Dan yang tak kalah penting dan perlu dicatat adalah dosa Adam as yang dianggap sebagai dosa turunan yang kemudian melahirkan ritual penebusan dosa dikombinasi dengan kultus individu pada nabi Isa as yang melahirkan trinitas, keduanya merupakan konsep dasar akidah dan theologi kaum Nasrani yang syirik atau melenceng jauh dari ajaran asli dari Tuhan, monotheisme.
- Pada pertengahan abad 20 sebagian dari para mufasir berpendapat bahwa sorga yg digambarkan dalam Alquran bermakna majazi (simbolik). Contoh, deskripsi tentang sungai yang mengalir abadi di bawah sorga dan bidadari sesungguhnya merupakan gambaran kenikmatan yang ditujukan bagi orang Arab yang tinggal di padang tandus, dan karakter libido mereka yang seperti "kambing bandot", dimana jika melihat atau berdekatan dengan kambing betina langsung naik birahi dan dengan gerakan khas mendekati sang betina seraya mulutnya mengeluarkan suara: "êmmbèè..èè..èèk..èèk..èèkkk..!"
Di bagian lain, berbagai ayat Alquran yang isinya mengandung kecaman terhadap kaum Yahudi dan Nasrani sesungguhnya harus dimaknai bahwa kecaman tersebut dialamatkan kepada
orang atau pemeluk, dan lebih spesifik adalah orang-orang atau kaum Yahudi dan Nasrani pada zaman Nabi saw, bukan agama Yahudi atau Nasrani itu sendiri. Sebab secara nalar, Nabi Musa as dan Nabi Isa as pembawa kedua agama tersebut juga merupakan utusan Tuhan, sehingga mustahil Tuhan mengecam ciptaanNya sendiri.
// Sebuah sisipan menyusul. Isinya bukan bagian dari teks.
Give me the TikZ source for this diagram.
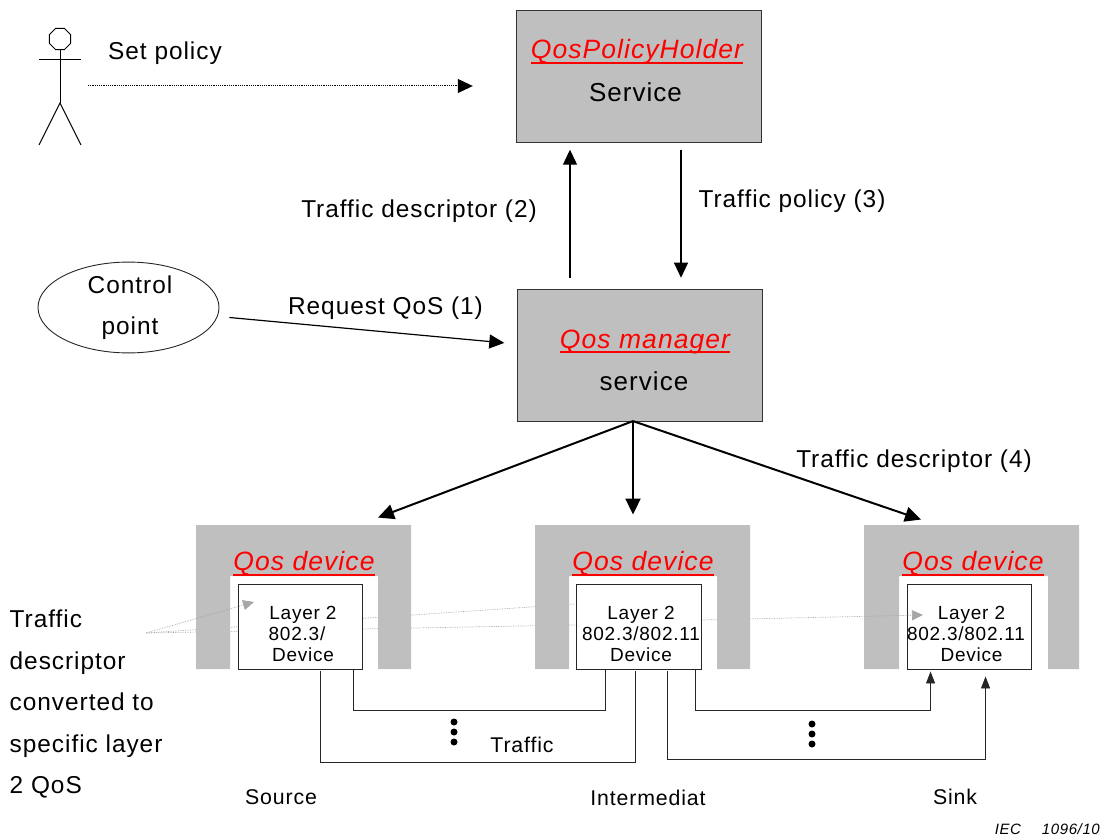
\documentclass[tikz,border=0pt]{standalone}
\usepackage{fontspec}
\setmainfont{Liberation Sans}[LetterSpace=4]
\usetikzlibrary{positioning,arrows.meta,shapes.geometric}
\definecolor{qosgrey}{HTML}{BFBFBF}

\begin{document}
\begin{tikzpicture}[
  x=1pt, y=-1pt,
  txt/.style={font=\fontsize{24.4}{41.5}\selectfont, inner sep=0pt, align=left},
  small/.style={font=\fontsize{21.3}{25}\selectfont, inner sep=0pt},
  service/.style={draw=black!80, fill=qosgrey, minimum width=245pt, minimum height=132pt, inner sep=0pt},
  qoslabel/.style={font=\fontsize{26.5}{30}\selectfont\itshape, text=red, inner sep=0pt, text height=19pt, text depth=3.5pt},
  qosline/.style={draw=red, line width=2pt},
  servlabel/.style={font=\fontsize{26}{30}\selectfont, inner sep=0pt},
  layerbox/.style={draw=black!85, fill=white, line width=0.9pt, minimum height=85pt, inner sep=0pt},
  layertext/.style={font=\fontsize{19}{21}\selectfont, align=center, inner sep=0pt},
  dotmark/.style={circle, fill=black, minimum size=7pt, inner sep=0pt},
  arr/.style={-{Triangle[length=15pt,width=14pt]}, line width=1.2pt},
  fat/.style={-{Triangle[length=16pt,width=15pt]}, line width=2pt},
  wire/.style={line width=0.9pt, draw=black!85},
  wirearr/.style={wire, -{Triangle[length=12pt,width=9pt]}},
  faint/.style={gray!70, line width=0.7pt, densely dotted},
  faintarr/.style={faint, -{Triangle[length=11pt,width=10pt]}}
]
\useasboundingbox (0,0) rectangle (1101,837);

% actor
\node[regular polygon, regular polygon sides=8, draw, line width=1pt, minimum size=23pt, inner sep=0pt] (head) at (60,39) {};
\coordinate (hip) at (60,103);
\coordinate (armL) at (39,60);
\coordinate (armR) at (81,60);
\coordinate (footL) at (39,145);
\coordinate (footR) at (81,145);
\draw[line width=1pt] (head.south) -- (hip);
\draw[line width=1pt] (armL) -- (armR);
\draw[line width=1pt] (footL) -- (hip) -- (footR);
\node[txt] (setpol) at (165,53) {Set policy};
\coordinate (polStart) at (88,86);

% services
\node[service] (holder) at (638.5,76.5) {};
\node[service, below=146pt of holder, xshift=1.5pt] (mgr) {};
\node[qoslabel] (holderName) at (637,51.25) {QosPolicyHolder};
\node[servlabel] (holderServ) at ([shift={(-3,16)}]holder.center) {Service};
\node[qoslabel] (mgrName) at (645,340.5) {Qos manager};
\node[servlabel] (mgrServ) at ([shift={(4,26)}]mgr.center) {service};
\draw[qosline] (holderName.south west) -- (holderName.south east);
\draw[qosline] (mgrName.south west) -- (mgrName.south east);

\node[ellipse, draw=black!85, line width=0.9pt, minimum width=181pt, minimum height=89pt, inner sep=0pt, txt] (ctrl) at (128.5,307.5) {\hspace*{3pt}\parbox{90pt}{\centering Control\\point}};

% right device goes first, the faint lines run over it
\fill[qosgrey] (864,525) -- ++(215,0) -- ++(0,144) -- ++(-31,0) -- ++(0,-93) -- ++(-149,0) -- ++(0,93) -- ++(-35,0) -- cycle;
\node[layerbox, minimum width=124pt] (layerC) at (969,626.5) {};
\node[layertext] (textC) at ([shift={(-3,7)}]layerC.center) {\hspace*{11pt}Layer 2\\802.3/802.11\\\hspace*{11pt}Device};

\coordinate (fan) at (146,633);
\coordinate (tipA) at (254,602);
\coordinate (endB1) at (575,604);
\coordinate (endB2) at (575,625);
\coordinate (startB) at (701,620);
\coordinate (tipC) at (923,615);
\draw[faint] (fan) -- (endB1);
\draw[faint] (fan) -- (endB2);
\draw[faintarr] (startB) -- (tipC);

% left and middle device
\foreach \x/\n in {196/A,535/B}{
  \fill[qosgrey] (\x,525) -- ++(215,0) -- ++(0,144) -- ++(-33,0) -- ++(0,-93) -- ++(-148,0) -- ++(0,93) -- ++(-34,0) -- cycle;
}
\node[layerbox, minimum width=124pt] (layerA) at (300,626.5) {};
\node[layerbox, minimum width=125pt] (layerB) at (638.5,626.5) {};
\node[layertext] (textA) at ([shift={(3,7)}]layerA.center) {Layer 2\\802.3/\hspace*{12pt}\mbox{}\\Device};
\node[layertext] (textB) at ([shift={(2.5,7)}]layerB.center) {Layer 2\\802.3/802.11\\Device};
\draw[faintarr] (fan) -- (tipA);

\node[qoslabel] (nameA) at (304,563.2) {Qos device};
\node[qoslabel] (nameB) at (643,563.2) {Qos device};
\node[qoslabel] (nameC) at (973,563.2) {Qos device};
\foreach \n in {A,B,C}{
  \draw[qosline] (name\n.south west) -- (name\n.south east);
}

% arrows
\draw[arr, densely dotted, line width=1pt] (polStart) -- ([shift={(-43,9.5)}]holder.west);
\draw[arr] ([shift={(-70,-11)}]mgr.north) -- ([shift={(-68.5,7)}]holder.south);
\draw[arr] ([shift={(42.5,7)}]holder.south) -- ([shift={(41,-11)}]mgr.north);
\draw[arr] ([shift={(10,10)}]ctrl.east) -- ([shift={(-13,-12)}]mgr.west);
\coordinate (mgrFoot) at ([shift={(-7,0)}]mgr.south);
\draw[fat] (mgrFoot) -- ([shift={(78,-66)}]layerA.north);
\draw[fat] (mgrFoot) -- ([shift={(-5.5,-69)}]layerB.north);
\draw[fat] (mgrFoot) -- ([shift={(-48,-64)}]layerC.north);

\draw[wire] ([shift={(83,2)}]layerA.south west) |- ([shift={(59.5,93)}]layerB.south west) -- ([shift={(59.5,2)}]layerB.south west);
\draw[wire] ([shift={(116,0)}]layerA.south west) |- ([shift={(29.5,41)}]layerB.south west) -- ([shift={(29.5,0)}]layerB.south west);
\draw[wirearr] ([shift={(120,0)}]layerB.south west) |- ([shift={(24,41)}]layerC.south west) -- ([shift={(24,2)}]layerC.south west);
\draw[wirearr] ([shift={(91.5,2)}]layerB.south west) |- ([shift={(79,90)}]layerC.south west) -- ([shift={(79,7)}]layerC.south west);

\foreach \y/\n in {722/1,732/2,742/3}{
  \node[dotmark] (dotL\n) at (454,\y) {};
}
\foreach \y/\n in {724/1,734/2,744/3}{
  \node[dotmark] (dotR\n) at (812,\y) {};
}

% labels
\node[txt] (desc2) at (419,211) {Traffic descriptor (2)};
\node[txt] (pol3) at (792,201) {Traffic policy (3)};
\node[txt] (req1) at (385.5,308) {Request QoS (1)};
\node[txt] (desc4) at (914,461) {Traffic descriptor (4)};
\node[txt, anchor=west] (conv) at (9.5,704) {Traffic\\descriptor\\converted to\\specific layer\\2 QoS};
\node[small] (traffic) at (522,745) {Traffic};
\node[small] (source) at (281,797) {Source};
\node[small] (inter) at (648,798) {Intermediat};
\node[small] (sink) at (955,797) {Sink};
\node[font=\fontsize{15}{18}\selectfont\itshape, inner sep=0pt, anchor=east] (iec) at (1100,829) {IEC\hspace{21pt}1096/10};
\end{tikzpicture}
\end{document}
Pencampuradukan pengertian antara agama dan pemeluknya, tak terkecuali di lingkungan umat muslim, sudah sejak dahulu kerapkali sengaja dilakukan karena latar belakang dan untuk tujuan lain (seperti politik dan atau ekonomi) yang sama sekali tidak ada hubungannya dengan pengertian kebenaran agama itu sendiri. Lebih dari itu, upaya reinterpretasi serta reaktualisasi fiqih Islam tersebut juga termasuk kajian mengenai dan dalam masalah
poligami. Turunnya ayat poligami yang mengizinkan laki-laki lebih dari satu beristri hingga empat perempuan sesungguhnya kian menegaskan pendekatan Alquran pada budaya Arab yang sebelumnya mempraktikkan poligami tanpa batas.